### PROBLEM DESCRIPTION
Reproduce all of the data below without alteration; exclude every picture.

Saved entries:
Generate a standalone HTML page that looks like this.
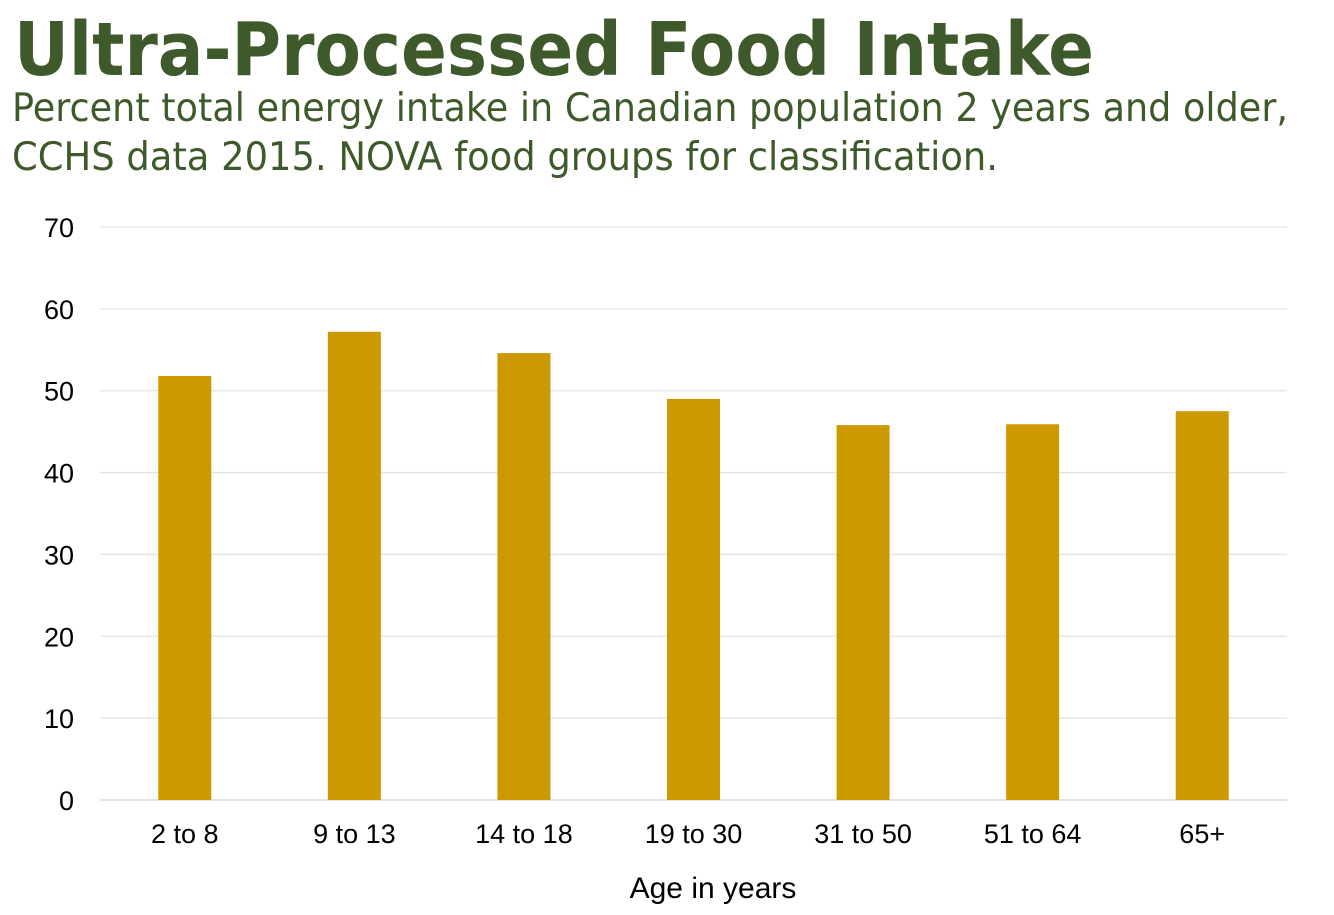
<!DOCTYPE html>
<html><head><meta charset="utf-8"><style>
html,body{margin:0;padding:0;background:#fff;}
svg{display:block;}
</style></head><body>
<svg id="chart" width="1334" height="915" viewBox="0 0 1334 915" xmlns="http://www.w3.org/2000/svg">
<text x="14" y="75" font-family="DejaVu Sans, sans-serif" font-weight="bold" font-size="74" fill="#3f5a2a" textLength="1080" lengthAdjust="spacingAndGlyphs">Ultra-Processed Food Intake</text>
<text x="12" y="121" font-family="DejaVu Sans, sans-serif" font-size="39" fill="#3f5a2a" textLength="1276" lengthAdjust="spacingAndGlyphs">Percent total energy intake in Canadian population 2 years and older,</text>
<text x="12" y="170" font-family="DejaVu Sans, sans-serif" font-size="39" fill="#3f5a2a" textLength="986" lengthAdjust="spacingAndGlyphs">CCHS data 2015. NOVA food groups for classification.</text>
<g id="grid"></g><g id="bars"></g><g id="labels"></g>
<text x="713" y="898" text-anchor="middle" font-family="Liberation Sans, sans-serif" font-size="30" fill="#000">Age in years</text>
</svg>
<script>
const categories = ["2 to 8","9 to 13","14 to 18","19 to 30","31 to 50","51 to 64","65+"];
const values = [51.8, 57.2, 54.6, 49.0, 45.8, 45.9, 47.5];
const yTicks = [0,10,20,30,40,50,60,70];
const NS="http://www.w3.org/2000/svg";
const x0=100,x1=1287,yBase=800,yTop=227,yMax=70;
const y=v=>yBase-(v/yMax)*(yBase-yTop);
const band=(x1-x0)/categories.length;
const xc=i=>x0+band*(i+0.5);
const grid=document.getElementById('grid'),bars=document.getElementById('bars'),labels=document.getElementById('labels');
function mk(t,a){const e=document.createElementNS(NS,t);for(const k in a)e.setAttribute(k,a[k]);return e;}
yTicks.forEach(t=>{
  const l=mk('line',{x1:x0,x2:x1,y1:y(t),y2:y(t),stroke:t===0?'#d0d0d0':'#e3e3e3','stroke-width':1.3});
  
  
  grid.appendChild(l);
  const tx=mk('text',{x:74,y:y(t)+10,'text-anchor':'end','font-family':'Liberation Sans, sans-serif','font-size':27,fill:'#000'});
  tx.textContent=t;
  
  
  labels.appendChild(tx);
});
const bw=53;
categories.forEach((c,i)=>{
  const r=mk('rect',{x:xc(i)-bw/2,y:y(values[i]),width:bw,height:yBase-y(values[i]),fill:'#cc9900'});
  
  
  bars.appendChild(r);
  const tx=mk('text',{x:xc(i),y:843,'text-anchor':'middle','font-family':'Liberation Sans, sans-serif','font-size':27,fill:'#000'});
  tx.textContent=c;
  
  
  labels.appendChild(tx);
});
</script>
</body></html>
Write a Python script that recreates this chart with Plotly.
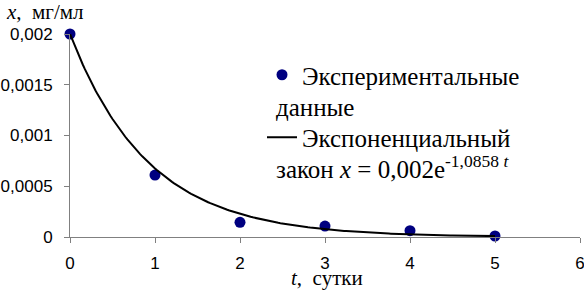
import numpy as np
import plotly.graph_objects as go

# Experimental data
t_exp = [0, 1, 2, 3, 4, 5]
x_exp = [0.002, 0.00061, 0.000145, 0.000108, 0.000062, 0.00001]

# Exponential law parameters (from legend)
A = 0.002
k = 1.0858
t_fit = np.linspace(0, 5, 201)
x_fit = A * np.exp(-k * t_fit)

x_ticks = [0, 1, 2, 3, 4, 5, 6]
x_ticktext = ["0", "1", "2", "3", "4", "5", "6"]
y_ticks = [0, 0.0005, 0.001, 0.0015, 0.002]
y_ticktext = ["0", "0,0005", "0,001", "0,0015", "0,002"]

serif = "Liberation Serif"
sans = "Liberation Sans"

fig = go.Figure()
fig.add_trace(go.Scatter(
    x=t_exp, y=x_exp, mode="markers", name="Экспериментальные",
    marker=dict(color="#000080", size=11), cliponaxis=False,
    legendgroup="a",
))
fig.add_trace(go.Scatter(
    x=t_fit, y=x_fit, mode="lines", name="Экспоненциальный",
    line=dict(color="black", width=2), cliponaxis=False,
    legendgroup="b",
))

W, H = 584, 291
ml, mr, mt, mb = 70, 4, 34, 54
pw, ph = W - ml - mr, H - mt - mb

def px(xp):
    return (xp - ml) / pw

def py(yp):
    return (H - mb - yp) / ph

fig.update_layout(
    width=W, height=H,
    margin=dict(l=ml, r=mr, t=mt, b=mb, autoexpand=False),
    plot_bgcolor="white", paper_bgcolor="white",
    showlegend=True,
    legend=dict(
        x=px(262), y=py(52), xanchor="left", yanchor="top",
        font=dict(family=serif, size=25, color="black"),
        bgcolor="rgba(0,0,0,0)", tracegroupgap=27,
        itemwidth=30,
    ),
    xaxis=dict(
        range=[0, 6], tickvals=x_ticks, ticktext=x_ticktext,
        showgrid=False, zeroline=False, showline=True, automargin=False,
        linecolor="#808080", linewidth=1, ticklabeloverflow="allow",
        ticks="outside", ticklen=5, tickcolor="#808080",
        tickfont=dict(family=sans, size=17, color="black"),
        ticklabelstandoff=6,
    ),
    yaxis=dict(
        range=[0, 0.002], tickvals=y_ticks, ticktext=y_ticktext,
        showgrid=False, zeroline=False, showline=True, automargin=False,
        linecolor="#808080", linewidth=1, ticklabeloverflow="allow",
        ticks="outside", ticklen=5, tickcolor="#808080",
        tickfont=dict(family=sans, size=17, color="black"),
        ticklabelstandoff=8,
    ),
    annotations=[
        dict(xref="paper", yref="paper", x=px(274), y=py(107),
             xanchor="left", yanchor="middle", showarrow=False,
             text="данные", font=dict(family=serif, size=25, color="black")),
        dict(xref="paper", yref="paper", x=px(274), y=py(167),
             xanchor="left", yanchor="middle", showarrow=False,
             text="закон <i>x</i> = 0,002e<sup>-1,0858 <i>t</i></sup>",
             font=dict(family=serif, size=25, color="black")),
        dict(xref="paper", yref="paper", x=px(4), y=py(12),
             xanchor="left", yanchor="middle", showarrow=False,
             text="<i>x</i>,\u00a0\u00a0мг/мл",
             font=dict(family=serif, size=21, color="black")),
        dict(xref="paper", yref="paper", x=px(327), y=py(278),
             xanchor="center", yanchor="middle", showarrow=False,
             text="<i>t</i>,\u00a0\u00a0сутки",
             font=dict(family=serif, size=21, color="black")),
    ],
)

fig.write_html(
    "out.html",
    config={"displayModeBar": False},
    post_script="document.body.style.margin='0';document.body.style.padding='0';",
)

### ANSWER FOR THIS EXERCISE
Generate a standalone HTML page that looks like this.
<!DOCTYPE html>
<html><head><meta charset="utf-8"><style>
html,body{margin:0;padding:0;background:#fff;}
svg{display:block;}
</style></head><body>
<svg id="chart" width="1334" height="915" viewBox="0 0 1334 915" xmlns="http://www.w3.org/2000/svg">
<text x="14" y="75" font-family="DejaVu Sans, sans-serif" font-weight="bold" font-size="74" fill="#3f5a2a" textLength="1080" lengthAdjust="spacingAndGlyphs">Ultra-Processed Food Intake</text>
<text x="12" y="121" font-family="DejaVu Sans, sans-serif" font-size="39" fill="#3f5a2a" textLength="1276" lengthAdjust="spacingAndGlyphs">Percent total energy intake in Canadian population 2 years and older,</text>
<text x="12" y="170" font-family="DejaVu Sans, sans-serif" font-size="39" fill="#3f5a2a" textLength="986" lengthAdjust="spacingAndGlyphs">CCHS data 2015. NOVA food groups for classification.</text>
<g id="grid"></g><g id="bars"></g><g id="labels"></g>
<text x="713" y="898" text-anchor="middle" font-family="Liberation Sans, sans-serif" font-size="30" fill="#000">Age in years</text>
</svg>
<script>
const categories = ["2 to 8","9 to 13","14 to 18","19 to 30","31 to 50","51 to 64","65+"];
const values = [51.8, 57.2, 54.6, 49.0, 45.8, 45.9, 47.5];
const yTicks = [0,10,20,30,40,50,60,70];
const NS="http://www.w3.org/2000/svg";
const x0=100,x1=1287,yBase=800,yTop=227,yMax=70;
const y=v=>yBase-(v/yMax)*(yBase-yTop);
const band=(x1-x0)/categories.length;
const xc=i=>x0+band*(i+0.5);
const grid=document.getElementById('grid'),bars=document.getElementById('bars'),labels=document.getElementById('labels');
function mk(t,a){const e=document.createElementNS(NS,t);for(const k in a)e.setAttribute(k,a[k]);return e;}
yTicks.forEach(t=>{
  const l=mk('line',{x1:x0,x2:x1,y1:y(t),y2:y(t),stroke:t===0?'#d0d0d0':'#e3e3e3','stroke-width':1.3});
  
  
  grid.appendChild(l);
  const tx=mk('text',{x:74,y:y(t)+10,'text-anchor':'end','font-family':'Liberation Sans, sans-serif','font-size':27,fill:'#000'});
  tx.textContent=t;
  
  
  labels.appendChild(tx);
});
const bw=53;
categories.forEach((c,i)=>{
  const r=mk('rect',{x:xc(i)-bw/2,y:y(values[i]),width:bw,height:yBase-y(values[i]),fill:'#cc9900'});
  
  
  bars.appendChild(r);
  const tx=mk('text',{x:xc(i),y:843,'text-anchor':'middle','font-family':'Liberation Sans, sans-serif','font-size':27,fill:'#000'});
  tx.textContent=c;
  
  
  labels.appendChild(tx);
});
</script>
</body></html>
Write a Python script that recreates this chart with Plotly.
import numpy as np
import plotly.graph_objects as go

# Experimental data
t_exp = [0, 1, 2, 3, 4, 5]
x_exp = [0.002, 0.00061, 0.000145, 0.000108, 0.000062, 0.00001]

# Exponential law parameters (from legend)
A = 0.002
k = 1.0858
t_fit = np.linspace(0, 5, 201)
x_fit = A * np.exp(-k * t_fit)

x_ticks = [0, 1, 2, 3, 4, 5, 6]
x_ticktext = ["0", "1", "2", "3", "4", "5", "6"]
y_ticks = [0, 0.0005, 0.001, 0.0015, 0.002]
y_ticktext = ["0", "0,0005", "0,001", "0,0015", "0,002"]

serif = "Liberation Serif"
sans = "Liberation Sans"

fig = go.Figure()
fig.add_trace(go.Scatter(
    x=t_exp, y=x_exp, mode="markers", name="Экспериментальные",
    marker=dict(color="#000080", size=11), cliponaxis=False,
    legendgroup="a",
))
fig.add_trace(go.Scatter(
    x=t_fit, y=x_fit, mode="lines", name="Экспоненциальный",
    line=dict(color="black", width=2), cliponaxis=False,
    legendgroup="b",
))

W, H = 584, 291
ml, mr, mt, mb = 70, 4, 34, 54
pw, ph = W - ml - mr, H - mt - mb

def px(xp):
    return (xp - ml) / pw

def py(yp):
    return (H - mb - yp) / ph

fig.update_layout(
    width=W, height=H,
    margin=dict(l=ml, r=mr, t=mt, b=mb, autoexpand=False),
    plot_bgcolor="white", paper_bgcolor="white",
    showlegend=True,
    legend=dict(
        x=px(262), y=py(52), xanchor="left", yanchor="top",
        font=dict(family=serif, size=25, color="black"),
        bgcolor="rgba(0,0,0,0)", tracegroupgap=27,
        itemwidth=30,
    ),
    xaxis=dict(
        range=[0, 6], tickvals=x_ticks, ticktext=x_ticktext,
        showgrid=False, zeroline=False, showline=True, automargin=False,
        linecolor="#808080", linewidth=1, ticklabeloverflow="allow",
        ticks="outside", ticklen=5, tickcolor="#808080",
        tickfont=dict(family=sans, size=17, color="black"),
        ticklabelstandoff=6,
    ),
    yaxis=dict(
        range=[0, 0.002], tickvals=y_ticks, ticktext=y_ticktext,
        showgrid=False, zeroline=False, showline=True, automargin=False,
        linecolor="#808080", linewidth=1, ticklabeloverflow="allow",
        ticks="outside", ticklen=5, tickcolor="#808080",
        tickfont=dict(family=sans, size=17, color="black"),
        ticklabelstandoff=8,
    ),
    annotations=[
        dict(xref="paper", yref="paper", x=px(274), y=py(107),
             xanchor="left", yanchor="middle", showarrow=False,
             text="данные", font=dict(family=serif, size=25, color="black")),
        dict(xref="paper", yref="paper", x=px(274), y=py(167),
             xanchor="left", yanchor="middle", showarrow=False,
             text="закон <i>x</i> = 0,002e<sup>-1,0858 <i>t</i></sup>",
             font=dict(family=serif, size=25, color="black")),
        dict(xref="paper", yref="paper", x=px(4), y=py(12),
             xanchor="left", yanchor="middle", showarrow=False,
             text="<i>x</i>,\u00a0\u00a0мг/мл",
             font=dict(family=serif, size=21, color="black")),
        dict(xref="paper", yref="paper", x=px(327), y=py(278),
             xanchor="center", yanchor="middle", showarrow=False,
             text="<i>t</i>,\u00a0\u00a0сутки",
             font=dict(family=serif, size=21, color="black")),
    ],
)

fig.write_html(
    "out.html",
    config={"displayModeBar": False},
    post_script="document.body.style.margin='0';document.body.style.padding='0';",
)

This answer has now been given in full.